Figure scripts
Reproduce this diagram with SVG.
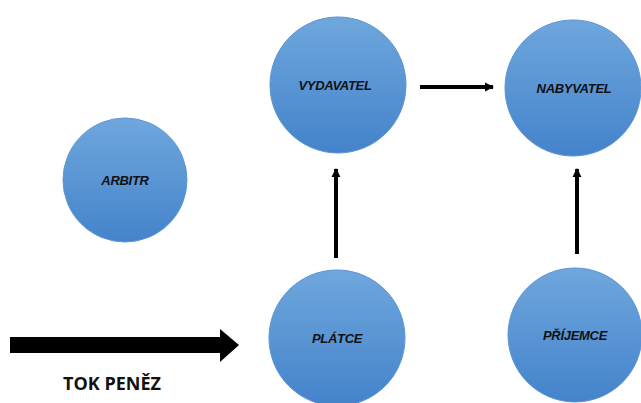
<svg xmlns="http://www.w3.org/2000/svg" width="641" height="403" viewBox="0 0 641 403">
<defs>
<linearGradient id="g" x1="0" y1="0" x2="0" y2="1">
<stop offset="0" stop-color="#6fa7dd"/>
<stop offset="1" stop-color="#4483cb"/>
</linearGradient>
<marker id="ah" viewBox="0 0 10 10" refX="9" refY="5" markerWidth="2.3" markerHeight="2.3" orient="auto">
<path d="M0,0 L10,5 L0,10 z" fill="#000"/>
</marker>
<style>
.n{fill:url(#g);stroke:#5b95d3;stroke-width:1}
.t{font-family:"Liberation Sans",Arial,sans-serif;font-weight:bold;font-style:italic;font-size:13px;fill:#111;text-anchor:middle;letter-spacing:-0.3px}
.c{stroke:#000;stroke-width:4;fill:none;marker-end:url(#ah)}
</style>
</defs>
<rect width="641" height="403" fill="#fff"/>
<g id="arbitr"><circle class="n" cx="125" cy="180" r="62"/><text class="t" x="125" y="185">ARBITR</text></g>
<g id="vydavatel"><circle class="n" cx="338" cy="85" r="68"/><text class="t" x="335" y="90">VYDAVATEL</text></g>
<g id="nabyvatel"><circle class="n" cx="573" cy="88" r="68"/><text class="t" x="574" y="93">NABYVATEL</text></g>
<g id="platce"><circle class="n" cx="337" cy="338" r="68"/><text class="t" x="337" y="343">PLÁTCE</text></g>
<g id="prijemce"><circle class="n" cx="575" cy="335" r="67"/><text class="t" x="575" y="340">PŘÍJEMCE</text></g>
<g id="connectors">
<line class="c" x1="420" y1="87" x2="493" y2="87"/>
<line class="c" x1="336" y1="258" x2="336" y2="169"/>
<line class="c" x1="577" y1="254" x2="577" y2="169"/>
<path d="M10,337 H220 V329 L239,345 L220,362 V353 H10 Z" fill="#000"/>
</g>
<text x="112" y="390" font-family="'Open Sans','Liberation Sans',sans-serif" font-weight="bold" font-size="18" text-anchor="middle" fill="#111">TOK PENĚZ</text>
</svg>
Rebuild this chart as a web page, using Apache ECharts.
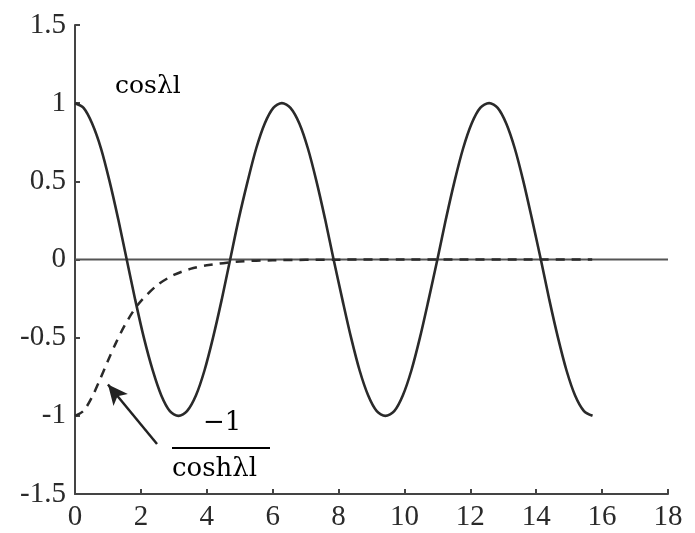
<!DOCTYPE html>
<html>
<head>
<meta charset="utf-8">
<script src="https://cdn.jsdelivr.net/npm/echarts@6/dist/echarts.min.js"></script>
<style>
  html, body { margin: 0; padding: 0; background: #fff; }
  #chart { width: 695px; height: 533px; }
</style>
</head>
<body>
<div id="chart"></div>
<script>
// x positions of the solid curve (0 .. ~15.7)
const cosX = [0, 0.26, 0.52, 0.79, 1.05, 1.31, 1.57, 1.83, 2.09, 2.36, 2.62, 2.88,
  3.14, 3.40, 3.67, 3.93, 4.19, 4.45, 4.71, 4.97, 5.24, 5.50, 5.76, 6.02,
  6.28, 6.54, 6.81, 7.07, 7.33, 7.59, 7.85, 8.12, 8.38, 8.64, 8.90, 9.16,
  9.42, 9.69, 9.95, 10.21, 10.47, 10.73, 11.00, 11.26, 11.52, 11.78, 12.04, 12.30,
  12.57, 12.83, 13.09, 13.35, 13.61, 13.87, 14.14, 14.40, 14.66, 14.92, 15.18, 15.45,
  15.71]
const cosY = [1, 0.97, 0.87, 0.71, 0.5, 0.26, 0, -0.26, -0.5, -0.71, -0.87, -0.97,
  -1, -0.97, -0.87, -0.71, -0.5, -0.26, 0, 0.26, 0.5, 0.71, 0.87, 0.97,
  1, 0.97, 0.87, 0.71, 0.5, 0.26, 0, -0.26, -0.5, -0.71, -0.87, -0.97,
  -1, -0.97, -0.87, -0.71, -0.5, -0.26, 0, 0.26, 0.5, 0.71, 0.87, 0.97,
  1, 0.97, 0.87, 0.71, 0.5, 0.26, 0, -0.26, -0.5, -0.71, -0.87, -0.97,
  -1]
// dashed curve
const coshX = [0, 0.25, 0.5, 0.75, 1, 1.25, 1.5, 1.75, 2, 2.5, 3, 3.5, 4, 5, 6, 8, 10, 15.7]
const coshY = [-1, -0.97, -0.887, -0.772, -0.648, -0.53, -0.425, -0.337, -0.266, -0.163,
  -0.099, -0.06, -0.037, -0.013, -0.005, -0.001, 0, 0]
// zero line
const zeroX = [0, 18]
const zeroY = [0, 0]
// arrow (tail -> tip), data coords
const arrowFrom = [2.49, -1.18]
const arrowTo = [1.0, -0.8]

const xTicks = { min: 0, max: 18, interval: 2 }
const yTicks = { min: -1.5, max: 1.5, interval: 0.5 }

const zip = (xs, ys) => xs.map((x, i) => [x, ys[i]])

const tickFont = {
  color: '#2a2a2a',
  fontFamily: '"Liberation Serif", serif',
  fontSize: 29
}

let chart = echarts.init(document.getElementById('chart'))
chart.setOption({
  animation: false,
  grid: {
    left: 75,
    right: 27,
    top: 25,
    bottom: 39
  },
  xAxis: {
    type: 'value',
    min: xTicks.min,
    max: xTicks.max,
    interval: xTicks.interval,
    axisLine: {
      onZero: false,
      lineStyle: { color: '#444', width: 2 }
    },
    // 刻度朝内
    axisTick: {
      inside: true,
      length: 5,
      lineStyle: { color: '#444', width: 2 }
    },
    axisLabel: Object.assign({ margin: 9 }, tickFont),
    splitLine: { show: false }
  },
  yAxis: {
    type: 'value',
    min: yTicks.min,
    max: yTicks.max,
    interval: yTicks.interval,
    axisLine: {
      show: true,
      onZero: false,
      lineStyle: { color: '#444', width: 2 }
    },
    axisTick: {
      show: true,
      inside: true,
      length: 5,
      lineStyle: { color: '#444', width: 2 }
    },
    axisLabel: Object.assign({ margin: 9 }, tickFont),
    splitLine: { show: false }
  },
  series: [
    {
      type: 'line',
      data: zip(zeroX, zeroY),
      showSymbol: false,
      lineStyle: { color: '#555', width: 2 },
      z: 1
    },
    {
      type: 'line',
      data: zip(coshX, coshY),
      showSymbol: false,
      smooth: 0.3,
      lineStyle: { color: '#2a2a2a', width: 2.5, type: [9, 7] },
      z: 2,
      markLine: {
        silent: true,
        symbol: ['none', 'arrow'],
        symbolSize: [14, 20],
        label: { show: false },
        lineStyle: { color: '#222', width: 2.5, type: 'solid' },
        data: [[
          { coord: arrowFrom },
          { coord: arrowTo }
        ]]
      }
    },
    {
      type: 'line',
      data: zip(cosX, cosY),
      showSymbol: false,
      smooth: 0.3,
      lineStyle: { color: '#2a2a2a', width: 2.6 },
      z: 3
    }
  ],
  graphic: [
    {
      type: 'text',
      left: 115,
      top: 74,
      style: {
        text: 'cosλl',
        font: '25px "DejaVu Serif"',
        fill: '#000'
      }
    },
    {
      type: 'text',
      left: 203,
      top: 410,
      style: {
        text: '−1',
        font: '26px "DejaVu Serif"',
        fill: '#000'
      }
    },
    {
      type: 'line',
      shape: { x1: 172, y1: 448, x2: 270, y2: 448 },
      style: { stroke: '#000', lineWidth: 2 }
    },
    {
      type: 'text',
      left: 172,
      top: 456,
      style: {
        text: 'coshλl',
        font: '26px "DejaVu Serif"',
        fill: '#000'
      }
    }
  ]
})
</script>
</body>
</html>
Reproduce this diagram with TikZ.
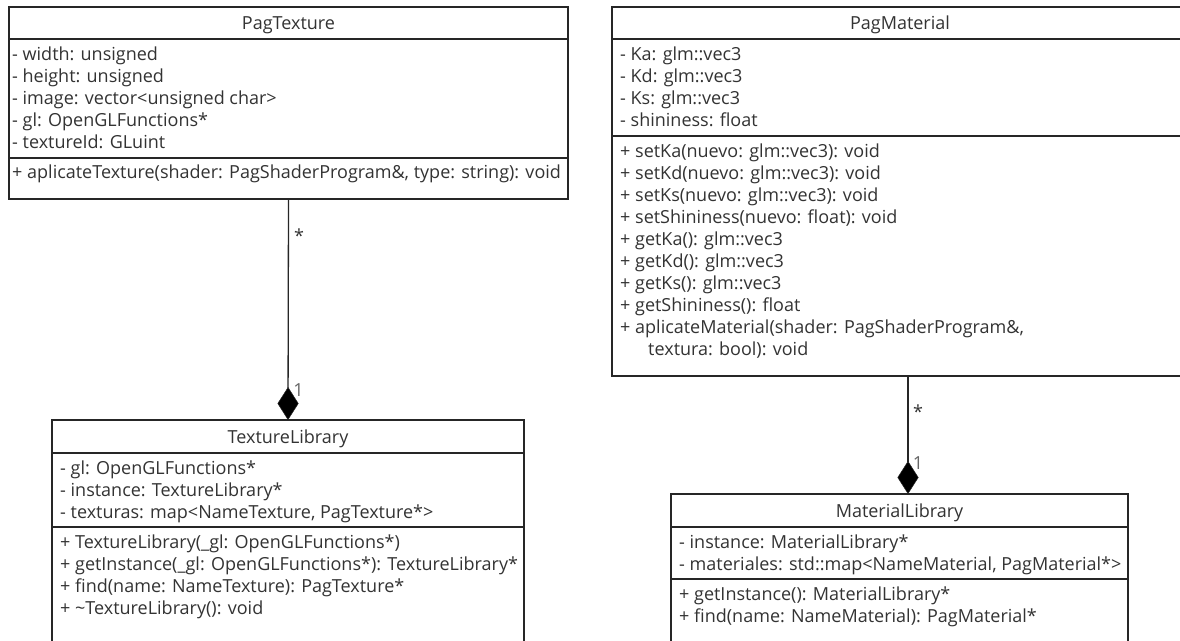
\documentclass[tikz,border=0pt]{standalone}
\usepackage{fontspec}
\setmainfont{Open Sans}
\usetikzlibrary{arrows.meta,calc}
\definecolor{linec}{HTML}{262626}
\definecolor{textc}{HTML}{333333}
\definecolor{multc}{HTML}{666666}
\begin{document}
\begin{tikzpicture}[x=1pt,y=-1pt,
  classbox/.style={draw=linec, line width=1.5pt, anchor=north west, inner sep=0pt, outer sep=0pt, fill=white},
  divline/.style={draw=linec, line width=1.5pt},
  titletext/.style={anchor=base, inner sep=0pt, font=\fontsize{18}{22}\selectfont, text=textc},
  member/.style={anchor=base west, inner sep=0pt, font=\fontsize{18}{22}\selectfont, text=textc},
  multtext/.style={anchor=base, inner sep=0pt, font=\fontsize{18}{22}\selectfont, text=multc},
  composition/.style={draw=linec, line width=1.3pt, -{Diamond[length=33pt,width=21pt,fill=black,line width=0.5pt]}}
]
\useasboundingbox (0,0) rectangle (1180,640);
\fill[white] (0,0) rectangle (1180,640);
\clip (0,0) rectangle (1180,640);

% ---------- PagTexture ----------
\node[classbox, minimum width=559pt, minimum height=192pt] (pagtex) at (9,7) {};
\draw[divline] ($(pagtex.north west)+(0,32)$) -- ($(pagtex.north east)+(0,32)$);
\draw[divline] ($(pagtex.north west)+(0,151)$) -- ($(pagtex.north east)+(0,151)$);
\node[titletext] (pagtex-t) at (288.5,29.5) {PagTexture};
\foreach \t [count=\i from 0] in {{- width: unsigned},{- height: unsigned},{- image: vector<unsigned char>},{- gl: OpenGLFunctions*},{- textureId: GLuint}}
  \node[member] (pagtex-a\i) at (12,60.5+22*\i) {\t};
\node[member] (pagtex-m0) at (12,178.5) {+ aplicateTexture(shader: PagShaderProgram\&, type: string): void};

% ---------- TextureLibrary ----------
\node[classbox, minimum width=472pt, minimum height=230pt] (texlib) at (52,420) {};
\draw[divline] ($(texlib.north west)+(0,33)$) -- ($(texlib.north east)+(0,33)$);
\draw[divline] ($(texlib.north west)+(0,107)$) -- ($(texlib.north east)+(0,107)$);
\node[titletext] (texlib-t) at (288,443) {TextureLibrary};
\foreach \t [count=\i from 0] in {{- gl: OpenGLFunctions*},{- instance: TextureLibrary*},{- texturas: map<NameTexture, PagTexture*>}}
  \node[member] (texlib-a\i) at (60,474.5+22*\i) {\t};
\foreach \t [count=\i from 0] in {{+ TextureLibrary(\_gl: OpenGLFunctions*)},{+ getInstance(\_gl: OpenGLFunctions*): TextureLibrary*},{+ find(name: NameTexture): PagTexture*},{+ \textasciitilde TextureLibrary(): void}}
  \node[member] (texlib-m\i) at (60,548.5+22*\i) {\t};

% ---------- PagMaterial ----------
\node[classbox, minimum width=576pt, minimum height=369pt] (pagmat) at (612,7) {};
\draw[divline] ($(pagmat.north west)+(0,32)$) -- ($(pagmat.north east)+(0,32)$);
\draw[divline] ($(pagmat.north west)+(0,129)$) -- ($(pagmat.north east)+(0,129)$);
\node[titletext] (pagmat-t) at (900,29.5) {PagMaterial};
\foreach \t [count=\i from 0] in {{- Ka: glm::vec3},{- Kd: glm::vec3},{- Ks: glm::vec3},{- shininess: float}}
  \node[member] (pagmat-a\i) at (620,60.5+22*\i) {\t};
\foreach \t [count=\i from 0] in {{+ setKa(nuevo: glm::vec3): void},{+ setKd(nuevo: glm::vec3): void},{+ setKs(nuevo: glm::vec3): void},{+ setShininess(nuevo: float): void},{+ getKa(): glm::vec3},{+ getKd(): glm::vec3},{+ getKs(): glm::vec3},{+ getShininess(): float},{+ aplicateMaterial(shader: PagShaderProgram\&,},{\hspace*{28pt}textura: bool): void}}
  \node[member] (pagmat-m\i) at (620,157.5+22*\i) {\t};

% ---------- MaterialLibrary ----------
\node[classbox, minimum width=457pt, minimum height=160pt] (matlib) at (671,494) {};
\draw[divline] ($(matlib.north west)+(0,33)$) -- ($(matlib.north east)+(0,33)$);
\draw[divline] ($(matlib.north west)+(0,85)$) -- ($(matlib.north east)+(0,85)$);
\node[titletext] (matlib-t) at (899.5,517) {MaterialLibrary};
\foreach \t [count=\i from 0] in {{- instance: MaterialLibrary*},{- materiales: std::map<NameMaterial, PagMaterial*>}}
  \node[member] (matlib-a\i) at (679,548.5+22*\i) {\t};
\foreach \t [count=\i from 0] in {{+ getInstance(): MaterialLibrary*},{+ find(name: NameMaterial): PagMaterial*}}
  \node[member] (matlib-m\i) at (679,600.5+22*\i) {\t};

% ---------- connectors ----------
\draw[composition] (pagtex.south) -- (texlib.north);
\draw[composition] ([xshift=8pt]pagmat.south) -- ([xshift=8.5pt]matlib.north);

\node[multtext, text=textc] (tstar) at (299,242) {*};
\node[multtext] (tone) at (298.5,396.5) {1};
\node[multtext, text=textc] (mstar) at (918,418) {*};
\node[multtext] (mone) at (918,469.5) {1};
\end{tikzpicture}
\end{document}
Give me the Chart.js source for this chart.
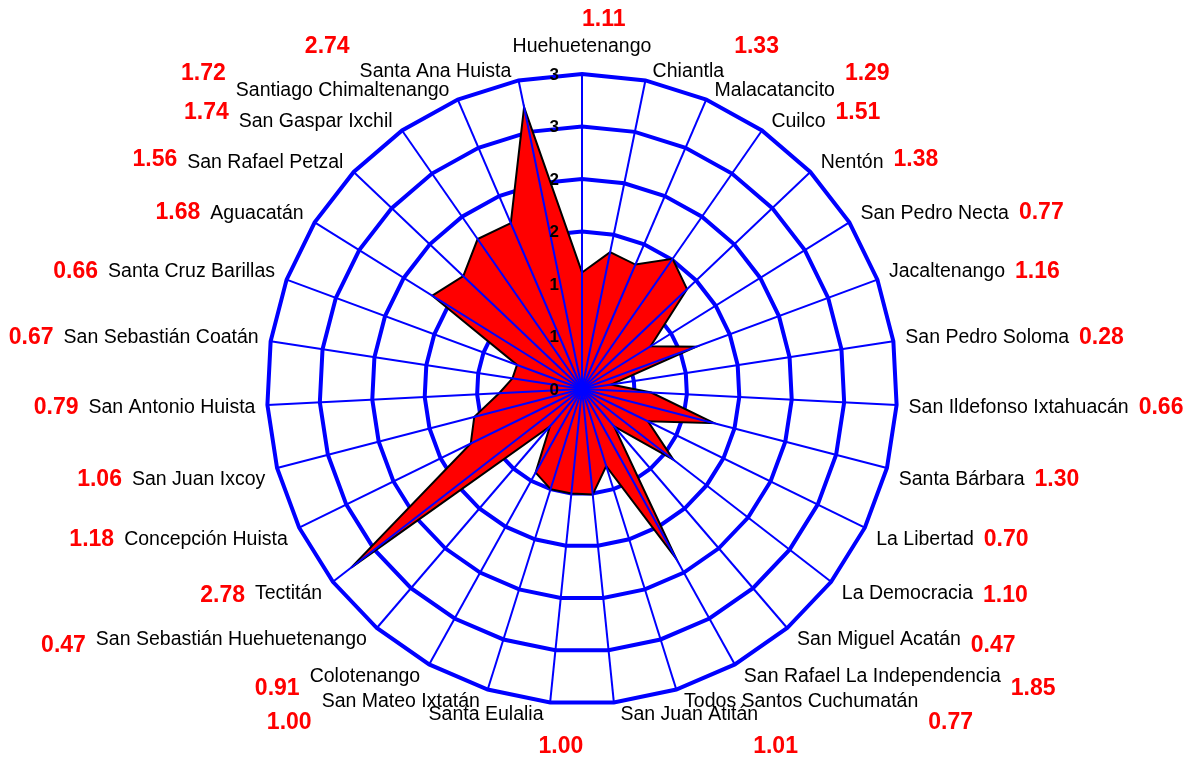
<!DOCTYPE html>
<html>
<head>
<meta charset="utf-8">
<script src="https://cdn.jsdelivr.net/npm/chart.js@4/dist/chart.umd.min.js"></script>
<style>
  body { margin: 0; background: #fff; }
</style>
</head>
<body>
<canvas id="myChart" width="1188" height="759"></canvas>
<script>
// municipios de Huehuetenango (sentido horario desde arriba)
const categories = [
  "Huehuetenango", "Chiantla", "Malacatancito", "Cuilco", "Nentón",
  "San Pedro Necta", "Jacaltenango", "San Pedro Soloma", "San Ildefonso Ixtahuacán",
  "Santa Bárbara", "La Libertad", "La Democracia", "San Miguel Acatán",
  "San Rafael La Independencia", "Todos Santos Cuchumatán", "San Juan Atitán",
  "Santa Eulalia", "San Mateo Ixtatán", "Colotenango", "San Sebastián Huehuetenango",
  "Tectitán", "Concepción Huista", "San Juan Ixcoy", "San Antonio Huista",
  "San Sebastián Coatán", "Santa Cruz Barillas", "Aguacatán", "San Rafael Petzal",
  "San Gaspar Ixchil", "Santiago Chimaltenango", "Santa Ana Huista"
];

// valores
const values = [
  1.11, 1.33, 1.29, 1.51, 1.38,
  0.77, 1.16, 0.28, 0.66,
  1.30, 0.70, 1.10, 0.47,
  1.85, 0.77, 1.01,
  1.00, 1.00, 0.91, 0.47,
  2.78, 1.18, 1.06, 0.79,
  0.67, 0.66, 1.68, 1.56,
  1.74, 1.72, 2.74
];

// escala
const tickValues = [0, 0.5, 1, 1.5, 2, 2.5, 3];
const tickLabels = ["0", "1", "1", "2", "2", "3", "3"];

const FONT = '"Liberation Sans", Arial, sans-serif';
const LABEL_SIZE = 19.5;

// rayos encima del relleno + etiquetas
const overlay = {
  id: "overlay",
  afterDatasetsDraw(chart) {
    const scale = chart.scales.r;
    const ctx = chart.ctx;
    ctx.save();
    ctx.strokeStyle = "#0000ff";
    ctx.lineWidth = 2;
    for (let i = 0; i < categories.length; i++) {
      const p = scale.getPointPosition(i, scale.drawingArea);
      ctx.beginPath();
      ctx.moveTo(scale.xCenter, scale.yCenter);
      ctx.lineTo(p.x, p.y);
      ctx.stroke();
    }
    // etiquetas del eje
    ctx.fillStyle = "#000";
    ctx.font = "bold 17px " + FONT;
    ctx.textAlign = "right";
    ctx.textBaseline = "middle";
    for (let i = 0; i < tickValues.length; i++) {
      const d = scale.getDistanceFromCenterForValue(tickValues[i]);
      ctx.fillText(tickLabels[i], scale.xCenter - 23, scale.yCenter - d + 1);
    }
    ctx.restore();
  },
  afterDraw(chart) {
    const scale = chart.scales.r;
    const ctx = chart.ctx;
    const n = categories.length;
    ctx.save();
    ctx.textBaseline = "middle";
    for (let i = 0; i < n; i++) {
      const a = (2 * Math.PI * i) / n;
      const s = Math.sin(a);
      const c = Math.cos(a);
      const p = scale.getPointPosition(i, scale.drawingArea);

      // nombre del municipio
      ctx.font = LABEL_SIZE + "px " + FONT;
      ctx.fillStyle = "#000";
      const w = ctx.measureText(categories[i]).width;
      let x, y, left;
      if (Math.abs(s) < 0.05) {
        y = p.y - 27;
        left = p.x - w / 2;
      } else {
        const gap = 6 + 6 * Math.abs(s);
        if (c > 0) y = p.y - 9 * Math.min(1, c * 2.5);
        else y = p.y + 12 * Math.min(1, -c * 4);
        left = s > 0 ? p.x + gap : p.x - gap - w;
      }
      ctx.textAlign = "left";
      ctx.fillText(categories[i], left, y);
      const right = left + w;

      // valor en rojo
      ctx.font = "bold 23px " + FONT;
      ctx.fillStyle = "#ff0000";
      let ry = y - 28 * Math.sign(c) * Math.pow(c, 6);
      if (Math.abs(s) < 0.05) {
        ctx.textAlign = "left";
        x = left + w / 2;
        ry = y - 27;
      } else if (Math.abs(s) < 0.15) {
        ctx.textAlign = "left";
        x = right - 5;
        ry = y + 32;
      } else if (s > 0) {
        ctx.textAlign = "left";
        x = right + 10;
      } else {
        ctx.textAlign = "right";
        x = left - 10;
      }
      ctx.fillText(values[i].toFixed(2), x, ry);
    }
    ctx.restore();
  }
};

const ctx = document.getElementById("myChart").getContext("2d");
const myChart = new Chart(ctx, {
  type: "radar",
  data: {
    labels: categories,
    datasets: [
      {
        data: values,
        backgroundColor: "#ff0000",
        borderColor: "#000000",
        borderWidth: 2,
        pointRadius: 0,
        fill: true,
      },
    ],
  },
  options: {
    responsive: false,
    animation: false,
    layout: {
      padding: { top: 74, bottom: 55, left: 0, right: 24 },
    },
    scales: {
      r: {
        min: 0,
        max: 3,
        ticks: {
          stepSize: 0.5,
          display: false,
        },
        grid: {
          color: "#0000ff",
          lineWidth: 4,
        },
        angleLines: {
          display: false,
        },
        pointLabels: {
          display: false,
        },
      },
    },
    plugins: {
      legend: { display: false },
      tooltip: { enabled: false },
    },
  },
  plugins: [overlay],
});
</script>
</body>
</html>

## Exercise task
Leave out the pictures and transcribe exactly the lines from the one containing "Give me the Chart.js source for this chart." through the one containing "const LABEL_SIZE = 19.5;".

## Complete response
Give me the Chart.js source for this chart.
<!DOCTYPE html>
<html>
<head>
<meta charset="utf-8">
<script src="https://cdn.jsdelivr.net/npm/chart.js@4/dist/chart.umd.min.js"></script>
<style>
  body { margin: 0; background: #fff; }
</style>
</head>
<body>
<canvas id="myChart" width="1188" height="759"></canvas>
<script>
// municipios de Huehuetenango (sentido horario desde arriba)
const categories = [
  "Huehuetenango", "Chiantla", "Malacatancito", "Cuilco", "Nentón",
  "San Pedro Necta", "Jacaltenango", "San Pedro Soloma", "San Ildefonso Ixtahuacán",
  "Santa Bárbara", "La Libertad", "La Democracia", "San Miguel Acatán",
  "San Rafael La Independencia", "Todos Santos Cuchumatán", "San Juan Atitán",
  "Santa Eulalia", "San Mateo Ixtatán", "Colotenango", "San Sebastián Huehuetenango",
  "Tectitán", "Concepción Huista", "San Juan Ixcoy", "San Antonio Huista",
  "San Sebastián Coatán", "Santa Cruz Barillas", "Aguacatán", "San Rafael Petzal",
  "San Gaspar Ixchil", "Santiago Chimaltenango", "Santa Ana Huista"
];

// valores
const values = [
  1.11, 1.33, 1.29, 1.51, 1.38,
  0.77, 1.16, 0.28, 0.66,
  1.30, 0.70, 1.10, 0.47,
  1.85, 0.77, 1.01,
  1.00, 1.00, 0.91, 0.47,
  2.78, 1.18, 1.06, 0.79,
  0.67, 0.66, 1.68, 1.56,
  1.74, 1.72, 2.74
];

// escala
const tickValues = [0, 0.5, 1, 1.5, 2, 2.5, 3];
const tickLabels = ["0", "1", "1", "2", "2", "3", "3"];

const FONT = '"Liberation Sans", Arial, sans-serif';
const LABEL_SIZE = 19.5;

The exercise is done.